Ей было двадцать шесть лет.
Я хотел ей позвонить на Новый год, ровно в двенадцать часов, и не смог. Всю ночь я бродил по замерзшему, еле-еле запорошенному сухим снегом Чернигову, набредая на веселые подогретые компании, проходя по диагонали дворы-колодцы и безмолвные неосвещенные скверы. Эта медитативная прогулка стоила мне двухстороннего воспаления легких. Второго января меня уложили в терапию областной больницы, а через три дня она пришла ко мне. К тому времени антибиотиками мне сбили температуру, но я чувствовал головокружение и невесомость. Я стоял у окна и смотрел на больничный парк. Больше всего мне нравились большие тополя. «Окно выходит в белые деревья, в большие и красивые деревья», – вертелось в голове. Я не помнил – откуда.
– Саша, – сказала она, – я принесла тебе яблоки.
Если бы я увидел привидение, то испугался бы меньше. Я вцепился в подоконник и мгновенно стал совершенно мокрым – футболка прилипла к спине, по лбу поползли капли пота. Она была в белом халате поверх красного свитера, смотрела на меня своими шаманскими глазами, и пауза становилась фантастически неприличной. Просто отчаянно неприличной. Неприличнее ее стало только то, что случилось потом. А случилось вот что – она взяла меня за рукав пижамной куртки и молча потащила за собой. Свернула за угол, за сестринский пост, подошла к белой двери – к одной из многочисленных белых дверей, достала из кармана ключ и открыла ее. (Потом она призналась мне, что в тот день дежурным врачом была ее подруга Ленка – единственный человек в мире, которому она, роняя слезы в рюмку коньяка, призналась, что преступно и лихорадочно влюбилась в своего ученика. «Так сосредоточься на главном, – посоветовала Ленка. – И тебе немедленно полегчает». «Это на чем же?» – спросила несчастная Галя. «Вот дура… – жалостливо вздохнула Ленка. – Прямо сил нет смотреть».)

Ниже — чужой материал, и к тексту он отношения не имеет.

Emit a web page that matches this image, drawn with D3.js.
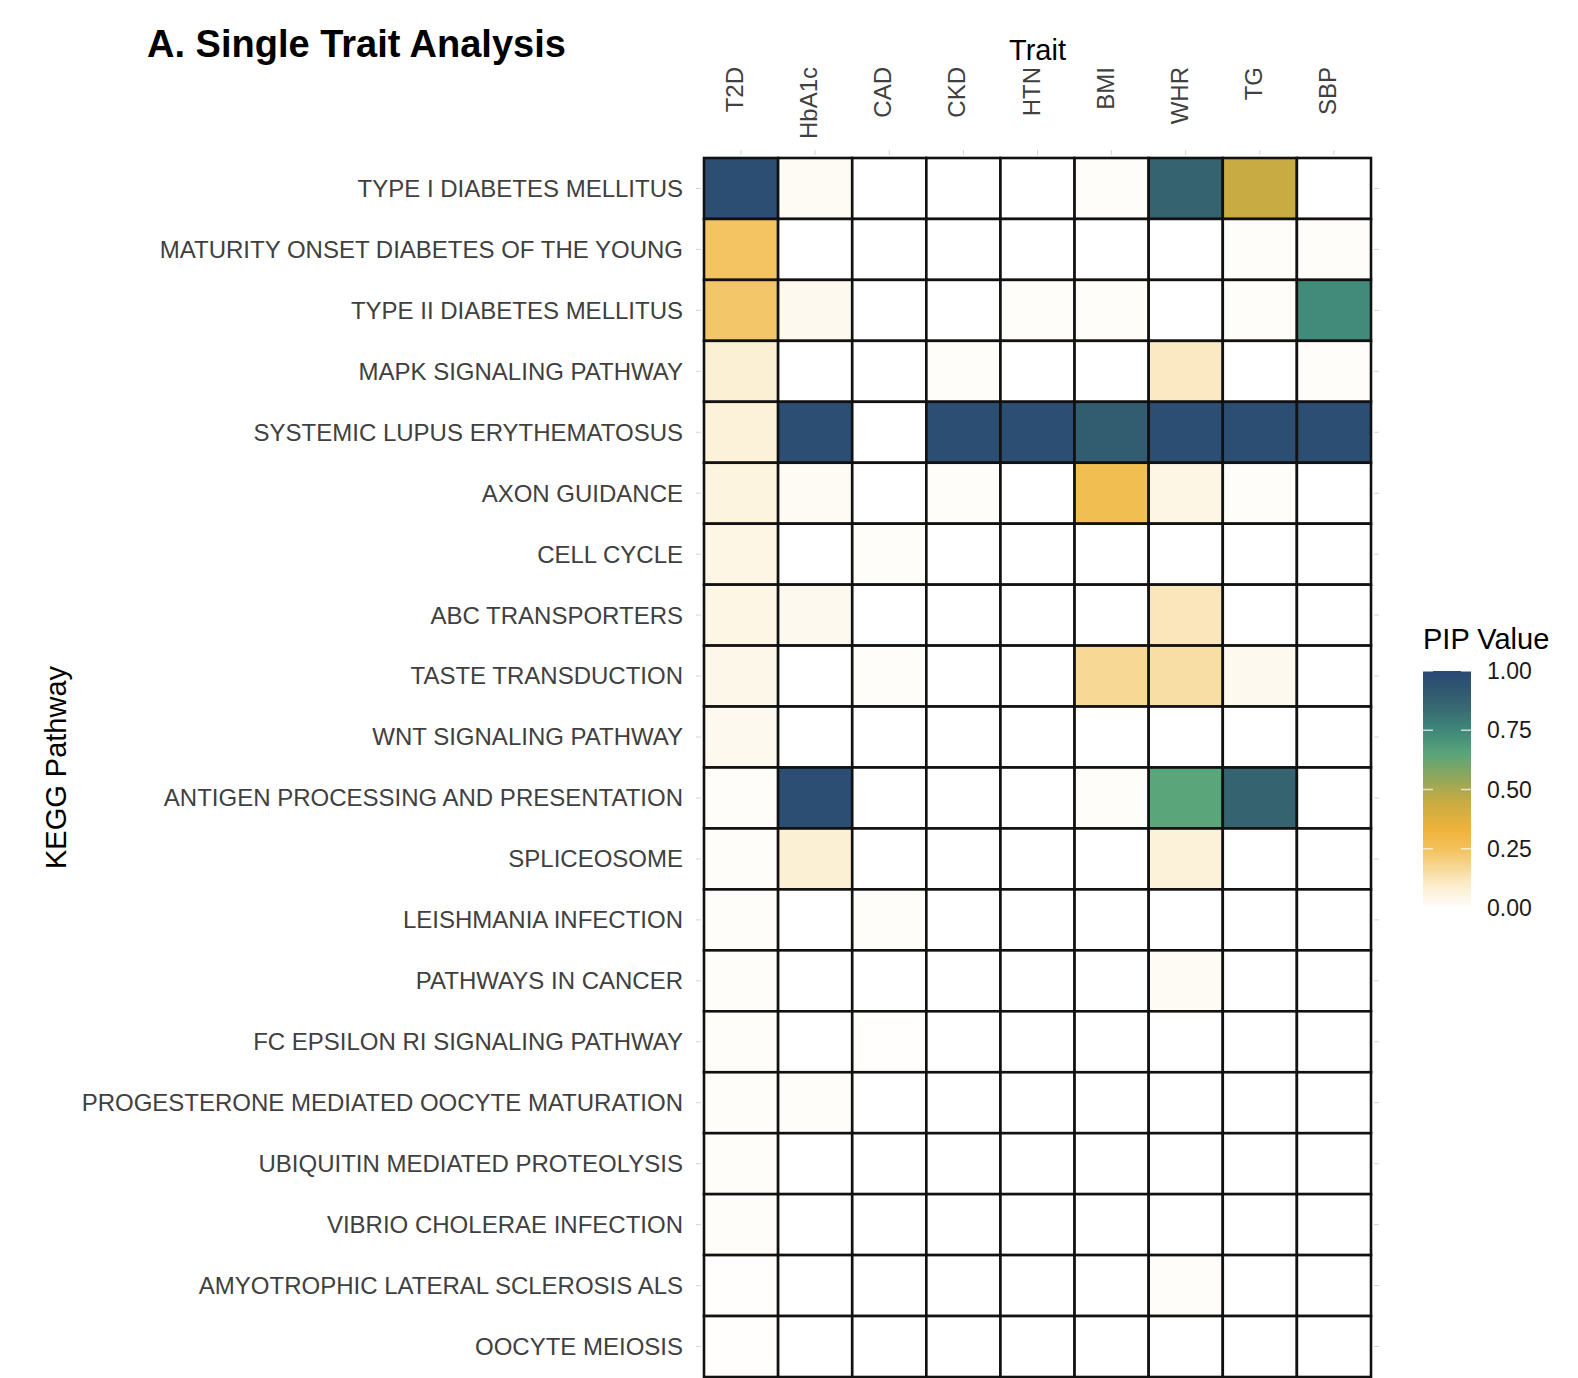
<!DOCTYPE html>
<html>
<head>
<meta charset="utf-8">
<script src="https://cdn.jsdelivr.net/npm/d3@7"></script>
<style>
  html, body { margin: 0; padding: 0; background: #ffffff; }
  svg { display: block; font-family: "Liberation Sans", Arial, Helvetica, sans-serif; }
</style>
</head>
<body>
<svg id="chart" width="1578" height="1378"></svg>
<script>
// ---------------- data ----------------
const traits = ["T2D", "HbA1c", "CAD", "CKD", "HTN", "BMI", "WHR", "TG", "SBP"];
const pathways = [
  "TYPE I DIABETES MELLITUS",
  "MATURITY ONSET DIABETES OF THE YOUNG",
  "TYPE II DIABETES MELLITUS",
  "MAPK SIGNALING PATHWAY",
  "SYSTEMIC LUPUS ERYTHEMATOSUS",
  "AXON GUIDANCE",
  "CELL CYCLE",
  "ABC TRANSPORTERS",
  "TASTE TRANSDUCTION",
  "WNT SIGNALING PATHWAY",
  "ANTIGEN PROCESSING AND PRESENTATION",
  "SPLICEOSOME",
  "LEISHMANIA INFECTION",
  "PATHWAYS IN CANCER",
  "FC EPSILON RI SIGNALING PATHWAY",
  "PROGESTERONE MEDIATED OOCYTE MATURATION",
  "UBIQUITIN MEDIATED PROTEOLYSIS",
  "VIBRIO CHOLERAE INFECTION",
  "AMYOTROPHIC LATERAL SCLEROSIS ALS",
  "OOCYTE MEIOSIS"
];
// PIP values, one row per pathway, columns follow `traits`
const pipT2D   = [0.97, 0.24, 0.23, 0.08, 0.07, 0.06, 0.05, 0.05, 0.04, 0.03, 0.01, 0.01, 0.01, 0.01, 0.01, 0.01, 0.01, 0.01, 0.005, 0.003];
const pipHbA1c = [0.02, 0.00, 0.03, 0.00, 0.97, 0.02, 0.00, 0.03, 0.00, 0.00, 0.97, 0.08, 0.00, 0.00, 0.00, 0.01, 0.00, 0.00, 0.00, 0.00];
const pipCAD   = [0.00, 0.00, 0.00, 0.00, 0.00, 0.00, 0.01, 0.00, 0.01, 0.00, 0.00, 0.00, 0.01, 0.00, 0.005, 0.00, 0.00, 0.00, 0.00, 0.00];
const pipCKD   = [0.00, 0.00, 0.00, 0.01, 0.97, 0.01, 0.00, 0.00, 0.00, 0.00, 0.00, 0.00, 0.00, 0.00, 0.00, 0.00, 0.00, 0.00, 0.00, 0.00];
const pipHTN   = [0.00, 0.00, 0.01, 0.00, 0.97, 0.00, 0.00, 0.00, 0.00, 0.00, 0.00, 0.00, 0.00, 0.00, 0.00, 0.00, 0.00, 0.00, 0.00, 0.00];
const pipBMI   = [0.01, 0.00, 0.01, 0.00, 0.90, 0.27, 0.00, 0.00, 0.17, 0.00, 0.01, 0.00, 0.00, 0.00, 0.00, 0.00, 0.00, 0.00, 0.00, 0.00];
const pipWHR   = [0.87, 0.00, 0.00, 0.11, 0.97, 0.05, 0.00, 0.12, 0.15, 0.00, 0.65, 0.07, 0.00, 0.02, 0.00, 0.00, 0.00, 0.00, 0.01, 0.00];
const pipTG    = [0.45, 0.01, 0.01, 0.00, 0.97, 0.01, 0.00, 0.00, 0.03, 0.00, 0.87, 0.00, 0.00, 0.00, 0.00, 0.00, 0.00, 0.00, 0.00, 0.00];
const pipSBP   = [0.00, 0.01, 0.74, 0.01, 0.97, 0.00, 0.00, 0.00, 0.00, 0.00, 0.00, 0.00, 0.00, 0.00, 0.00, 0.00, 0.00, 0.00, 0.00, 0.00];
const pipColumns = [pipT2D, pipHbA1c, pipCAD, pipCKD, pipHTN, pipBMI, pipWHR, pipTG, pipSBP];

const legendTicks = [0, 0.25, 0.5, 0.75, 1.0];
const colorStops = [0.00, 0.10, 0.25, 0.33, 0.45, 0.55, 0.65, 0.75, 0.88, 1.00];
const colorValues = ["#ffffff", "#fbecc9", "#f2c15a", "#efb33b", "#c8ab42", "#8fa75b", "#5aa57a", "#3f8779", "#34606f", "#284873"];

// ---------------- layout ----------------
const svg = d3.select("#chart");
const grid = { left: 704, right: 1371, top: 158, bottom: 1377 };

const x = d3.scaleBand().domain(traits).range([grid.left, grid.right]).padding(0);
const y = d3.scaleBand().domain(pathways).range([grid.top, grid.bottom]).padding(0);
const color = d3.scaleLinear().domain(colorStops).range(colorValues).interpolate(d3.interpolateRgb).clamp(true);

const cells = [];
pathways.forEach((p, i) => traits.forEach((t, j) => cells.push({ p, t, v: pipColumns[j][i] })));

// title
svg.append("text")
  .attr("x", 147).attr("y", 57)
  .attr("font-size", 38).attr("font-weight", "bold").attr("fill", "#000")
  .text("A. Single Trait Analysis");

// axis ticks (faint)
const tickG = svg.append("g").attr("stroke", "#d4d4d4").attr("stroke-width", 1);
tickG.selectAll("line.tx").data(traits).join("line")
  .attr("x1", d => x(d) + x.bandwidth() / 2).attr("x2", d => x(d) + x.bandwidth() / 2)
  .attr("y1", grid.top - 8).attr("y2", grid.top - 3);
tickG.selectAll("line.tyl").data(pathways).join("line")
  .attr("x1", grid.left - 8).attr("x2", grid.left - 3)
  .attr("y1", d => y(d) + y.bandwidth() / 2).attr("y2", d => y(d) + y.bandwidth() / 2);
tickG.selectAll("line.tyr").data(pathways).join("line")
  .attr("x1", grid.right + 3).attr("x2", grid.right + 8)
  .attr("y1", d => y(d) + y.bandwidth() / 2).attr("y2", d => y(d) + y.bandwidth() / 2);

// cells
svg.append("g").selectAll("rect").data(cells).join("rect")
  .attr("x", d => x(d.t)).attr("y", d => y(d.p))
  .attr("width", x.bandwidth()).attr("height", y.bandwidth())
  .attr("fill", d => color(d.v))
  .attr("stroke", "#111").attr("stroke-width", 2.6);

// column labels (top, rotated)
svg.append("g").selectAll("text").data(traits).join("text")
  .attr("transform", d => `translate(${x(d) + x.bandwidth() / 2 + 2},67) rotate(-90)`)
  .attr("text-anchor", "end")
  .attr("font-size", 24).attr("fill", "#404040")
  .text(d => d);

// row labels
svg.append("g").selectAll("text").data(pathways).join("text")
  .attr("x", 683).attr("y", d => y(d) + y.bandwidth() / 2).attr("dy", "0.35em")
  .attr("text-anchor", "end")
  .attr("font-size", 24).attr("fill", "#404040")
  .text(d => d);

// axis titles
svg.append("text")
  .attr("x", (grid.left + grid.right) / 2).attr("y", 60)
  .attr("text-anchor", "middle").attr("font-size", 29).attr("fill", "#000")
  .text("Trait");
svg.append("text")
  .attr("transform", `translate(66,${(grid.top + grid.bottom) / 2}) rotate(-90)`)
  .attr("text-anchor", "middle").attr("font-size", 29).attr("fill", "#000")
  .text("KEGG Pathway");

// legend
const leg = { x: 1423, w: 48, top: 671, bottom: 908 };
const ly = d3.scaleLinear().domain([0, 1]).range([leg.bottom, leg.top]);
const defs = svg.append("defs");
const grad = defs.append("linearGradient").attr("id", "pipgrad")
  .attr("x1", 0).attr("y1", 1).attr("x2", 0).attr("y2", 0);
d3.range(0, 1.0001, 0.02).forEach(t => {
  grad.append("stop").attr("offset", t).attr("stop-color", color(t));
});
svg.append("text")
  .attr("x", 1423).attr("y", 649)
  .attr("font-size", 29).attr("fill", "#000")
  .text("PIP Value");
svg.append("rect")
  .attr("x", leg.x).attr("y", leg.top)
  .attr("width", leg.w).attr("height", leg.bottom - leg.top)
  .attr("fill", "url(#pipgrad)");
const lt = svg.append("g").attr("stroke", "#ffffff").attr("stroke-opacity", 0.7).attr("stroke-width", 1.5);
legendTicks.forEach(t => {
  lt.append("line").attr("x1", leg.x).attr("x2", leg.x + 10).attr("y1", ly(t)).attr("y2", ly(t));
  lt.append("line").attr("x1", leg.x + leg.w - 10).attr("x2", leg.x + leg.w).attr("y1", ly(t)).attr("y2", ly(t));
});
svg.append("g").selectAll("text").data(legendTicks).join("text")
  .attr("x", 1487).attr("y", d => ly(d)).attr("dy", "0.35em")
  .attr("font-size", 23).attr("fill", "#1a1a1a")
  .text(d => d3.format(".2f")(d));
</script>
</body>
</html>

Закрыв за собой дверь, мы попали в параллельный мир. В нем были письменный стол, вешалка и кушетка. Галя сняла очки и положила их на стол. Я тоже снял очки и тоже положил их на стол, но чуть не уронил ее очки – так тряслись мои руки. И мы стали целоваться. Для того чтобы понять, как нужно это делать, мне хватило секунды. Мы целовались, стремительно сходя с ума, хрипели, задыхались, кусали друг другу губы. Говоря сегодняшним языком, она трахнула меня. Но тогда так не говорили. Как говорили тогда, я почему-то не помню. Но это не важно. Кончилось же все тем, что мы сломали кушетку.
Лежа на сломанной кушетке и рискуя соскользнуть с нее на пол, мы говорили друг другу совершенно безумные вещи. Совершенно безумные, волшебные и неприличные. Потом она замолчала. Потом сказала:
– Меня посадят в тюрьму.
– За что? – испугался я.
– За растление несовершеннолетнего.
– Меня?
– Тебя.
– Не бойся, – сказал я и прижал ее к кушетке своим телом. Я смотрел на нее сверху – на ее мокрую челку, глаза и губы. – Не бойся, – повторил я и поцеловал ее в горячую пульсирующую шею, – никто ничего не узнает.
С этого дня я начал выздоравливать, я ел и спал за троих, слонялся по больничному коридору и пытался читать Грэма Грина. Галя приходила еще дважды, но без последствий – подруга Ленка слегла с банальной ангиной, и рассчитывать на ее благословенное дежурство мы не могли.
– Тебе попало от подруги за кушетку? – спросил я Галю, пытаясь незаметно установить с ней хоть какой-нибудь тактильный контакт – коснуться пальцами запястья, губами – уха, коленом… Ну и так далее.